Higher than anticipated revenues more than offset the additional spending requirements. I am projecting that total General Fund revenues will end the year $795.3 million higher than budgeted. Net tax receipts are expected to end the year $789.1 million above the budget plan. This represents a gain of 11.5% over budget expectations, and a 7.7 % increase over last year's tax revenues. The largest contributors to the increased revenues are the income tax net of refunds ($550 million over budget), the sales tax ($80.5 million over budget), and the inheritance tax ($85.7 million over budget).
A strong national economy prevailed throughout the fiscal year, which propel tax receipts above budget expectations. Connecticut experienced a 2.1% rate of employment growth during Fiscal Year 1998, adding 33,900 jobs. Weekly earnings were unexpectedly strong, growing 4.4% over the year. The state's unemployment rate closed the fiscal year at a low 3.8%.

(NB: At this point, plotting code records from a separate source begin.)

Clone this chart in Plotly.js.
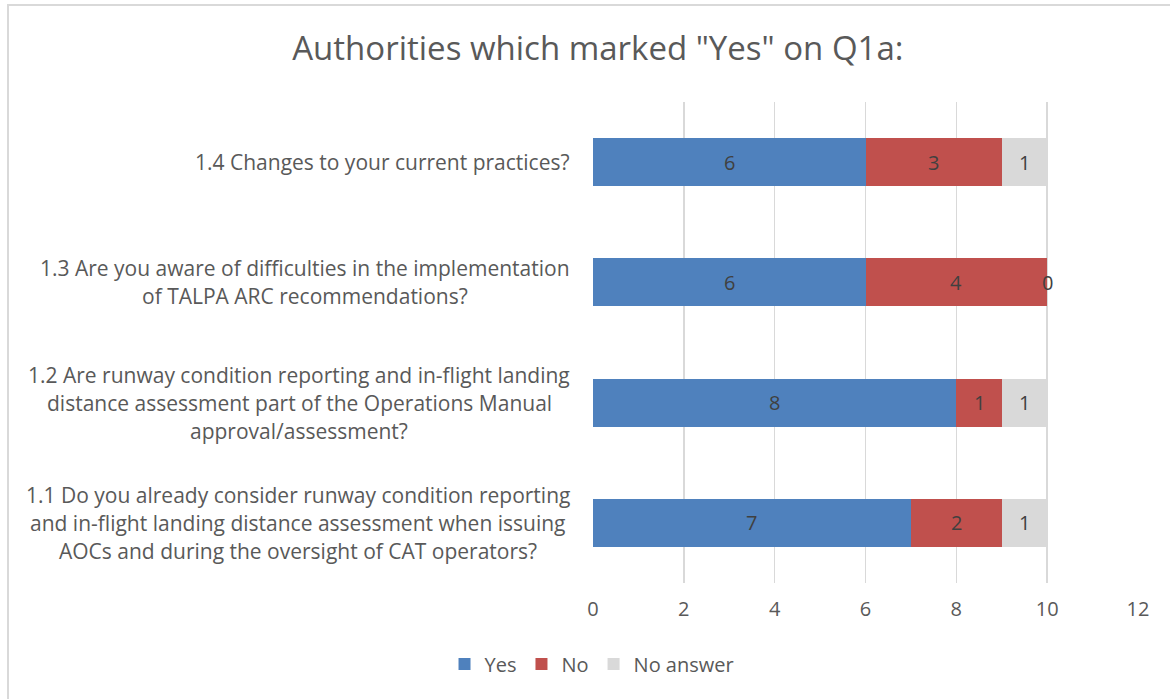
<!DOCTYPE html>
<html>
<head>
<meta charset="utf-8">
<script src="https://cdn.plot.ly/plotly-3.0.1.min.js"></script>
<style>
  html, body { margin: 0; padding: 0; background: #fff; }
  #chart { width: 1170px; height: 699px; position: relative; }
  #frame { position: absolute; left: 7px; top: 4px; width: 1200px; height: 720px;
           border: 2px solid #d9d9d9; box-sizing: border-box; pointer-events: none; }
</style>
</head>
<body>
<div id="chart"></div>
<div id="frame"></div>
<script>
// ---- data ----
const categories = [
  "1.1 Do you already consider runway condition reporting<br>and in-flight landing distance assessment when issuing<br>AOCs and during the oversight of CAT operators?",
  "1.2 Are runway condition reporting and in-flight landing<br>distance assessment part of the Operations Manual<br>approval/assessment?",
  "1.3 Are you aware of difficulties in the implementation<br>of TALPA ARC recommendations?",
  "1.4 Changes to your current practices?"
];
const yesValues = [7, 8, 6, 6];
const noValues = [2, 1, 4, 3];
const noAnswerValues = [1, 1, 0, 1];
const seriesNames = ["Yes", "No", "No answer"];
const xTickValues = [0, 2, 4, 6, 8, 10, 12];

const FONT = "'Open Sans', sans-serif";
const TXT = "#595959";
const LABEL_SIZE = 21;
const colors = ["#4f81bd", "#c0504d", "#d9d9d9"];
const series = [yesValues, noValues, noAnswerValues];

const traces = series.map((vals, i) => ({
  type: "bar",
  orientation: "h",
  name: seriesNames[i],
  y: categories,
  x: vals,
  marker: { color: colors[i] },
  hoverinfo: "x+name"
}));

const annotations = [];
// data labels, centered in each segment
categories.forEach((cat, ci) => {
  let base = 0;
  series.forEach((vals) => {
    const v = vals[ci];
    annotations.push({
      xref: "x", yref: "y", x: base + v / 2, y: cat,
      text: String(v), showarrow: false,
      font: { family: FONT, size: 20, color: "#404040" }
    });
    base += v;
  });
});
// category labels: lines centered within a right-aligned block
const ctx = document.createElement("canvas").getContext("2d");
ctx.font = LABEL_SIZE + "px 'Open Sans'";
const LINE = 28;
const LEFT_PX = 593, RIGHT_EDGE = 570;
categories.forEach((cat) => {
  const lines = cat.split("<br>");
  const maxW = Math.max(...lines.map(l => ctx.measureText(l).width));
  const centerShift = (RIGHT_EDGE - maxW / 2) - LEFT_PX;
  lines.forEach((ln, li) => {
    annotations.push({
      xref: "paper", yref: "y", x: 0, y: cat,
      xanchor: "center", xshift: centerShift,
      yshift: ((lines.length - 1) / 2 - li) * LINE,
      text: ln, showarrow: false,
      font: { family: FONT, size: LABEL_SIZE, color: TXT }
    });
  });
});

const layout = {
  width: 1170, height: 699,
  paper_bgcolor: "#fff", plot_bgcolor: "#fff",
  margin: { l: 593, r: 32, t: 102, b: 116 },
  barmode: "stack",
  bargap: 0.6,
  font: { family: FONT, color: TXT, size: 18 },
  title: {
    text: 'Authorities which marked "Yes" on Q1a:',
    font: { family: FONT, size: 33, color: TXT },
    x: 0.511, xanchor: "center", xref: "container",
    y: 1 - 48 / 699, yanchor: "middle", yref: "container"
  },
  xaxis: {
    range: [0, 12], tickvals: xTickValues, ticktext: xTickValues.map(String),
    showgrid: true, gridcolor: "#d9d9d9", gridwidth: 1.5,
    zeroline: false, showline: false, ticks: "",
    ticklabelstandoff: 12,
    tickfont: { family: FONT, size: 20, color: TXT },
    fixedrange: true
  },
  yaxis: {
    categoryorder: "array", categoryarray: categories,
    showticklabels: false, showgrid: false, zeroline: false, ticks: "",
    fixedrange: true
  },
  showlegend: true,
  legend: {
    orientation: "h", xref: "container", yref: "container",
    x: 0.506, xanchor: "center", y: 1 - 664 / 699, yanchor: "middle",
    font: { family: FONT, size: 20, color: TXT },
    itemwidth: 30, traceorder: "normal"
  },
  annotations: annotations
};

Plotly.newPlot("chart", traces, layout, { displayModeBar: false, staticPlot: true });
</script>
</body>
</html>
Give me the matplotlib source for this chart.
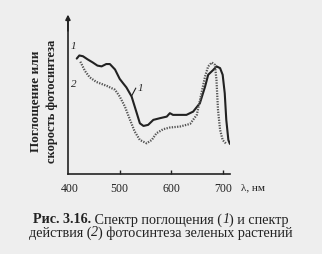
import numpy as np
import matplotlib.pyplot as plt

# данные (условные единицы по оси Y)
wl_absorb = [417, 422, 429, 438, 448, 457, 465, 474, 481, 491, 500, 507, 513, 523, 533,
             539, 546, 555, 565, 578, 591, 597, 603, 616, 629, 642, 655, 665, 671, 681,
             687, 694, 699, 703, 706, 710, 713]
absorb = [74, 76, 75.5, 73.5, 71.5, 69.5, 69, 70.5, 70.5, 67, 61, 58, 55.5, 49.7, 39,
          32.5, 30.8, 31.5, 34.7, 35.8, 36.8, 39, 37.9, 37.9, 37.9, 40, 45.4, 56, 63.6, 66.8,
          69, 67.9, 63.6, 51.8, 34.7, 21.8, 19.3]

wl_action = [424, 433, 442, 455, 475, 491, 500, 510, 520, 529, 539, 552, 562, 571,
             584, 597, 616, 636, 649, 658, 665, 671, 678, 684, 687, 690, 694, 699, 706]
action = [72, 66, 62, 59, 56.5, 54, 49.7, 43.3, 34.7, 27.2, 21.8, 19.7, 21.8, 26.1,
          28.7, 29.8, 30.4, 32.1, 37.9, 51.8, 62.5, 69, 71.5, 70, 60.4, 41.1, 28.3, 21.8, 19.3]

x_ticks = [500, 600, 700]
x_tick_labels = ['400', '500', '600', '700']

plt.rcParams['font.family'] = ['Liberation Serif', 'DejaVu Serif']
bg = '#eeeeee'
ink = '#222222'

fig = plt.figure(figsize=(3.22, 2.54), dpi=100, facecolor=bg)
ax = fig.add_axes([0.211, 0.315, 0.503, 0.614], facecolor=bg)

ax.plot(wl_absorb, absorb, color=ink, lw=1.5, solid_capstyle='round')
ax.plot(wl_action, action, color='#555555', lw=1.6, linestyle=(0, (0.6, 0.6)))

ax.set_xlim(400, 713)
ax.set_ylim(0, 100)
ax.spines['top'].set_visible(False)
ax.spines['right'].set_visible(False)
for s in ['left', 'bottom']:
    ax.spines[s].set_color(ink)
    ax.spines[s].set_linewidth(1.2)
ax.set_yticks([])
ax.set_xticks(x_ticks)
ax.set_xticklabels([])
ax.tick_params(axis='x', direction='in', length=3, width=1, colors=ink)

# стрелка оси Y
ax.annotate('', xy=(0, 1.04), xytext=(0, 0.9), xycoords='axes fraction',
            arrowprops=dict(arrowstyle='-|>', color=ink, lw=1.2, mutation_scale=7))

# подписи делений
for v, lab in zip([404] + x_ticks, x_tick_labels):
    ax.text(v, -6, lab, ha='center', va='top', fontsize=8.5, color=ink, clip_on=False)
ax.text(735, -6, 'λ, нм', ha='left', va='top', fontsize=8, color=ink, clip_on=False)

# подпись оси Y
fig.text(0.112, 0.6, 'Поглощение или', rotation=90, ha='center', va='center',
         fontsize=9.5, color=ink, fontweight='bold')
fig.text(0.162, 0.6, 'скорость фотосинтеза', rotation=90, ha='center', va='center',
         fontsize=9, color=ink, fontweight='bold')

# номера кривых
ax.text(410, 80, '1', fontsize=8, style='italic', color=ink, ha='center')
ax.text(411, 56, '2', fontsize=8, style='italic', color=ink, ha='center')
ax.plot([523, 531], [50, 55], color=ink, lw=0.8)
ax.text(534, 55, '1', fontsize=8, style='italic', color=ink, ha='left', va='center')

# подпись рисунка: куски разного начертания, выровненные по центру
renderer = fig.canvas.get_renderer()


def caption_line(pieces, y, size=10.2):
    texts = []
    for s, kw in pieces:
        texts.append(fig.text(0, y, s, fontsize=size, color=ink, va='center', **kw))
    widths = [t.get_window_extent(renderer).width / fig.bbox.width for t in texts]
    x = 0.5 - sum(widths) / 2
    for t, w in zip(texts, widths):
        t.set_x(x)
        x += w


caption_line([('Рис. 3.16.', dict(fontweight='bold')),
              (' Спектр поглощения (', {}),
              ('1', dict(style='italic')),
              (') и спектр', {})], 0.134)
caption_line([('действия (', {}),
              ('2', dict(style='italic')),
              (') фотосинтеза зеленых растений', {})], 0.083)

fig.savefig('out.png', dpi=100, facecolor=bg)
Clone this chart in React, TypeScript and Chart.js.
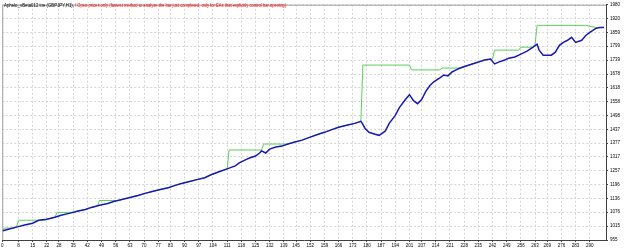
import React, { useEffect, useRef } from "react";
import { Chart, registerables } from "chart.js";

Chart.register(...registerables);

const xTickLabels = [0, 8, 15, 22, 28, 35, 42, 49, 56, 63, 70, 77, 83, 90, 97, 104, 111, 118, 125, 132, 139, 145, 152, 159, 166, 173, 180, 187, 194, 201, 207, 214, 221, 228, 235, 242, 249, 256, 263, 269, 276, 283, 290];
const yTickLabels = [955, 1015, 1076, 1136, 1196, 1257, 1317, 1377, 1437, 1498, 1558, 1618, 1678, 1739, 1799, 1859, 1920, 1980];

const balanceTrades = [0, 3, 7, 11, 15, 18, 22, 26, 29, 33, 37, 41, 44, 48, 52, 55, 59, 63, 67, 70, 74, 78, 82, 85, 88, 92, 96, 100, 103, 107, 111, 115, 117, 120, 122, 125, 127, 128, 130, 132, 135, 138, 141, 144, 148, 152, 156, 159, 163, 166, 170, 174, 177, 178, 179, 181, 184, 186, 189, 191, 194, 196, 199, 201, 203, 205, 207, 209, 211, 213, 216, 218, 220, 222, 224, 226, 229, 232, 235, 238, 241, 243, 245, 248, 250, 253, 256, 259, 262, 264, 265, 267, 271, 273, 275, 277, 279, 281, 283, 286, 288, 290, 293, 295, 297];
const balanceValues = [994, 1002, 1011, 1020, 1028, 1041, 1045, 1054, 1063, 1071, 1080, 1088, 1097, 1106, 1114, 1123, 1131, 1140, 1149, 1157, 1166, 1175, 1183, 1192, 1200, 1209, 1218, 1226, 1239, 1252, 1265, 1278, 1291, 1304, 1312, 1321, 1334, 1343, 1334, 1351, 1360, 1364, 1373, 1381, 1390, 1403, 1416, 1424, 1437, 1446, 1455, 1463, 1472, 1459, 1442, 1424, 1416, 1411, 1429, 1463, 1498, 1532, 1567, 1588, 1562, 1549, 1567, 1601, 1627, 1644, 1661, 1674, 1670, 1687, 1696, 1704, 1713, 1722, 1730, 1739, 1743, 1722, 1730, 1739, 1747, 1752, 1765, 1778, 1795, 1808, 1782, 1760, 1760, 1773, 1803, 1816, 1825, 1838, 1816, 1825, 1846, 1859, 1877, 1881, 1881];

const equityTrades = [0, 1, 6, 7, 8, 21, 22, 26, 27, 36, 37, 41, 44, 47, 48, 58, 59, 63, 67, 70, 74, 78, 82, 85, 88, 92, 96, 100, 103, 107, 111, 112, 128, 129, 141, 144, 148, 152, 156, 159, 163, 166, 170, 174, 177, 178, 201, 202, 216, 217, 226, 229, 232, 235, 238, 242, 243, 255, 256, 262, 263, 264, 288, 293, 297];
const equityValues = [994, 1007, 1007, 1011, 1041, 1041, 1045, 1054, 1075, 1075, 1080, 1088, 1097, 1103, 1127, 1127, 1131, 1140, 1149, 1157, 1166, 1175, 1183, 1192, 1200, 1209, 1218, 1226, 1239, 1252, 1265, 1347, 1347, 1373, 1373, 1381, 1390, 1403, 1416, 1424, 1437, 1446, 1455, 1463, 1472, 1717, 1717, 1696, 1696, 1704, 1704, 1713, 1722, 1730, 1739, 1743, 1782, 1782, 1795, 1795, 1808, 1890, 1890, 1881, 1881];

const titleName = "Aphelo_vBeta012 ine (GBPJPY,H1),";
const titleMode = "/ Open prices only (fastest method to analyse the bar just completed, only for EAs that explicitly control bar opening)";

const FONT = '"Liberation Sans", Arial, sans-serif';

export default function App() {
  const ref = useRef<HTMLCanvasElement | null>(null);

  useEffect(() => {
    document.body.style.margin = "0";
    const canvas = ref.current;
    if (!canvas) return;

    const framePlugin = {
      id: "frame",
      afterDraw(chart: any) {
        const { ctx, chartArea } = chart;
        ctx.save();
        ctx.strokeStyle = "#a0a0a0";
        ctx.lineWidth = 1;
        ctx.beginPath();
        ctx.moveTo(chartArea.left + 0.5, chartArea.bottom);
        ctx.lineTo(chartArea.left + 0.5, chartArea.top + 0.5);
        ctx.lineTo(chartArea.right, chartArea.top + 0.5);
        ctx.stroke();
        ctx.font = `5px ${FONT}`;
        ctx.textBaseline = "top";
        ctx.fillStyle = "#000000";
        ctx.fillText(titleName, 4, 3, 70);
        ctx.fillStyle = "#ff0000";
        ctx.fillText(titleMode, 75, 3, 211);
        ctx.restore();
      },
    };

    const chart = new Chart(canvas, {
      type: "line",
      data: {
        datasets: [
          {
            label: "Balance",
            data: balanceTrades.map((t, k) => ({ x: t, y: balanceValues[k] })),
            borderColor: "#1818b8",
            borderWidth: 1.5,
            pointRadius: 0,
            tension: 0,
            order: 0,
          },
          {
            label: "Equity",
            data: equityTrades.map((t, k) => ({ x: t, y: equityValues[k] })),
            borderColor: "#5ccf5c",
            borderWidth: 1,
            pointRadius: 0,
            tension: 0,
            order: 1,
          },
        ],
      },
      options: {
        animation: false,
        responsive: false,
        devicePixelRatio: 1,
        events: [],
        layout: { padding: { top: 2, left: 2, right: 0, bottom: 0 } },
        plugins: { legend: { display: false }, tooltip: { enabled: false }, title: { display: false } },
        scales: {
          x: {
            type: "linear",
            position: "bottom",
            min: 0,
            max: 298,
            afterBuildTicks: (s: any) => {
              s.ticks = xTickLabels.map((v) => ({ value: v }));
            },
            afterFit: (s: any) => {
              s.height = 11;
            },
            ticks: {
              autoSkip: false,
              maxRotation: 0,
              minRotation: 0,
              padding: 1,
              color: "#000000",
              font: { size: 4.5, family: FONT },
              callback: (v: any) => String(v),
            },
            grid: { color: "#d4d4d4", tickLength: 2, tickColor: "#404040" },
            border: { color: "#404040", width: 1, dash: [2, 2] },
          },
          y: {
            type: "linear",
            position: "right",
            min: 955,
            max: 1980,
            afterBuildTicks: (s: any) => {
              s.ticks = yTickLabels.map((v) => ({ value: v }));
            },
            afterFit: (s: any) => {
              s.width = 19;
            },
            ticks: {
              autoSkip: false,
              padding: 2,
              color: "#000000",
              font: { size: 4.5, family: FONT },
              callback: (v: any) => String(v),
            },
            grid: { color: "#d4d4d4", tickLength: 2, tickColor: "#404040" },
            border: { color: "#404040", width: 1, dash: [2, 2] },
          },
        },
      },
      plugins: [framePlugin],
    } as any);

    return () => chart.destroy();
  }, []);

  return (
    <div style={{ width: 625, height: 251, background: "#ffffff" }}>
      <canvas ref={ref} width={625} height={251} style={{ display: "block" }} />
    </div>
  );
}
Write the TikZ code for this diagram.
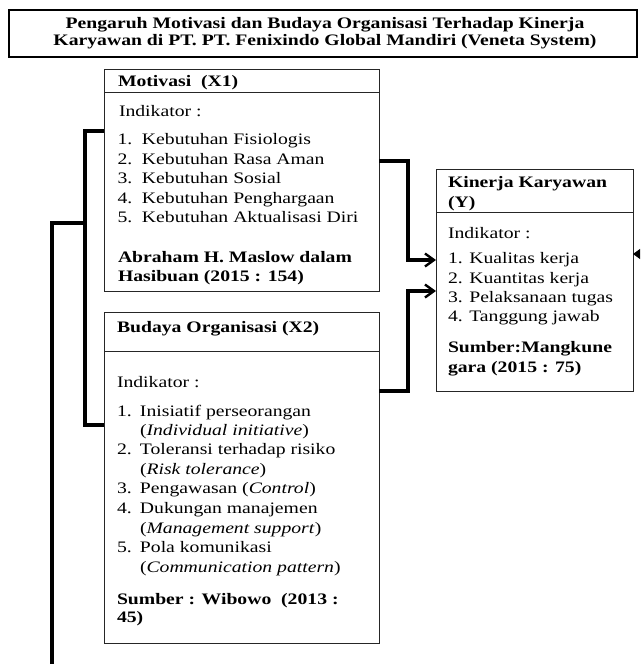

A surplus of $50.9 million is projected for the Transportation Fund. Pursuant to Section 3 of P.A. 97-309, $94.6 million of the Transportation Fund's surplus was appropriated to the State Treasurer for purposes of retiring outstanding special tax obligation indebtedness, leaving a fund balance of $20 million. It is projected that current year operations will increase this balance by $30.9 million after adjusting for an additional appropriation of $15 million for debt service in accordance with Section 41 of Special Act 98-6.
The General Fund projection contained in this report is based upon the modified cash basis of accounting used to formulate and execute the state budget, as currently required by state law. My office also publishes a Comprehensive Annual Financial Report prepared on a modified accrual basis as prescribed by Generally Accepted Accounting Principles (GAAP). The cumulative General Fund GAAP deficit as of June 30, 1997 is $670 million.
The difference between the budgetary and GAAP basis projections is primarily due to the recognition under GAAP of projected liabilities, revenues, and other items which will be outstanding at year end and which are not reflected in the modified cash basis currently used for budgetary reporting. The recognition of these adjustments under GAAP results in a more accurate statement of the General Fund's financial position.
If you have any questions, I will be pleased to discuss this report at your convenience.